While ETL allows you to control the amount of data that is loaded to the Destination by loading just the transformed data, ETL is not suited for situations where a very high volume of data is needed is near real-time. The process of transforming the data before loading it to the Destination makes data availability extremely slow as the volume of data grows, and more complex transformations are required to accommodate different types of data. This has led to more businesses adopt ELT for data integration needs.

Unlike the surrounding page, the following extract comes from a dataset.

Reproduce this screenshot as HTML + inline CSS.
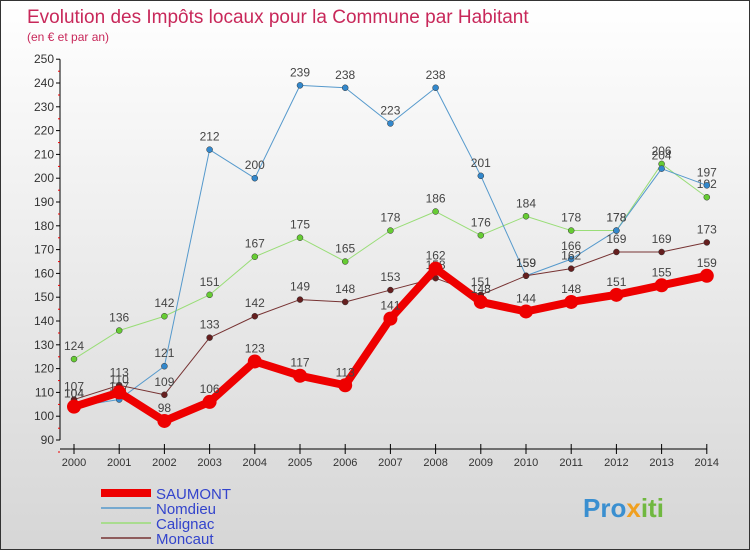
<!DOCTYPE html>
<html><head><meta charset="utf-8"><style>
body{margin:0}
#c{width:750px;height:550px;position:relative;box-sizing:border-box;border:1px solid #333;background:linear-gradient(#fff,#d6d6d6);font-family:"Liberation Sans",sans-serif;overflow:hidden}
</style></head><body>
<div id="c">
<svg width="748" height="548" id="s">
<text x="26" y="22" font-size="19" fill="#c8285a">Evolution des Impôts locaux pour la Commune par Habitant</text>
<text x="26" y="40" font-size="12" fill="#c8285a">(en € et par an)</text>
<g id="ax"></g><g id="ser"></g><g id="leg"></g>
<text x="582" y="516" font-size="26" font-weight="bold" fill="#3a8fd0">Pro<tspan fill="#f0a020">x</tspan><tspan fill="#70b840">iti</tspan></text>
</svg></div>
<script>
const years=[2000,2001,2002,2003,2004,2005,2006,2007,2008,2009,2010,2011,2012,2013,2014];
const yTicks=[90,100,110,120,130,140,150,160,170,180,190,200,210,220,230,240,250];
const saumont=[104,110,98,106,123,117,113,141,162,148,144,148,151,155,159];
const nomdieu=[104,107,121,212,200,239,238,223,238,201,159,166,178,204,197];
const calignac=[124,136,142,151,167,175,165,178,186,176,184,178,178,206,192];
const moncaut=[107,113,109,133,142,149,148,153,158,151,159,162,169,169,173];
const NS="http://www.w3.org/2000/svg";
const X=i=>73+i*45.2, Y=v=>439-(v-90)*23.8/10;
function mk(p,t,a){const e=document.createElementNS(NS,t);for(const k in a)e.setAttribute(k,a[k]);p.appendChild(e);return e;}
const ax=document.getElementById('ax');
const yl=mk(ax,'line',{x1:59,y1:Y(250),x2:59,y2:Y(90),stroke:'#000'});

const xl=mk(ax,'line',{x1:59,y1:448,x2:X(14),y2:448,stroke:'#000'});

yTicks.forEach(v=>{mk(ax,'line',{x1:55,y1:Y(v),x2:59,y2:Y(v),stroke:'#000'});
 mk(ax,'line',{x1:57,y1:Y(v)+12,x2:59,y2:Y(v)+12,stroke:'#e00'});
 const t=mk(ax,'text',{x:53,y:Y(v)+4,'font-size':12,'text-anchor':'end',fill:'#333'});t.textContent=v;
 });
years.forEach((y,i)=>{mk(ax,'line',{x1:X(i),y1:443,x2:X(i),y2:453,stroke:'#000'});
 const t=mk(ax,'text',{x:X(i),y:465,'font-size':11,'text-anchor':'middle',fill:'#333'});t.textContent=y;
 });
const ser=document.getElementById('ser');
function draw(d,col,w,r,dot,name){const g=mk(ser,'g',{});
 
 mk(g,'polyline',{points:d.map((v,i)=>X(i)+','+Y(v)).join(' '),fill:'none',stroke:col,'stroke-width':w,'stroke-linejoin':'round'});
 d.forEach((v,i)=>{const c=mk(g,'circle',{cx:X(i),cy:Y(v),r:r,fill:dot,stroke:w>3?'none':'#333','stroke-width':0.5});
 
 const t=mk(g,'text',{x:X(i),y:Y(v)-9,'font-size':12,'text-anchor':'middle',fill:'#444'});t.textContent=v;
 });}
draw(calignac,'#99dd77',1,3,'#66cc33','calignac');
draw(nomdieu,'#5599cc',1,3,'#3388cc','nomdieu');
draw(moncaut,'#773333',1,3,'#661f1f','moncaut');
draw(saumont,'#ee0000',8,7,'#ee0000','saumont');
const leg=document.getElementById('leg');
[['SAUMONT','#ee0000',8],['Nomdieu','#5599cc',1.5],['Calignac','#99dd77',1.5],['Moncaut','#773333',1.5]].forEach((e,i)=>{
 const y=492+i*15;const g=mk(leg,'g',{});
 
 mk(g,'line',{x1:100,y1:y,x2:150,y2:y,stroke:e[1],'stroke-width':e[2]});
 const t=mk(g,'text',{x:155,y:y+6,'font-size':15,fill:'#3344cc'});t.textContent=e[0];});
</script>
</body></html>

For example, traders and financial data scientists need near-real time data to offer near-real time insights to their customers. ETL would not serve this goal. ELT pipelines are much more suitable in this case as they allow for faster loading of data to the Destination.
What is ELT?
ELT (Extract, Load, and Transform) is the data integration method that makes raw data from your Source available in your Destination in near-real time, where you can transform and prepare it for downstream use. The shift to ELT in recent years is largely a result of the adoption of cloud data warehouses and data lakes which have brought the cost of data storage significantly down. ELT along with cloud data warehouses also allows you to store unstructured data and perform fast and large-scale data Transformations. So, you do not need to worry about carefully selecting and then applying Transformations on your data before loading it to the Destination to save on storage costs. ELT is now the preferred approach for obtaining data for analysis.
ELT vs ETL
Refer to the table below for some key differences between ETL and ELT:
ETL | ELT | |
---|---|---|
Data Transformation | Raw data is transformed before being loaded to the Destination. | Raw data is transformed after being loaded to the Destination. |
Load Times | ETL takes more time to load data to the Destination as the data is transformed first. | ELT is faster as the data is loaded directly to the Destination. |
Data Volume | More suitable for small data sets that require very complex transformations. | Ideal for larger data sets with more emphasis on getting real-time data for analysis. |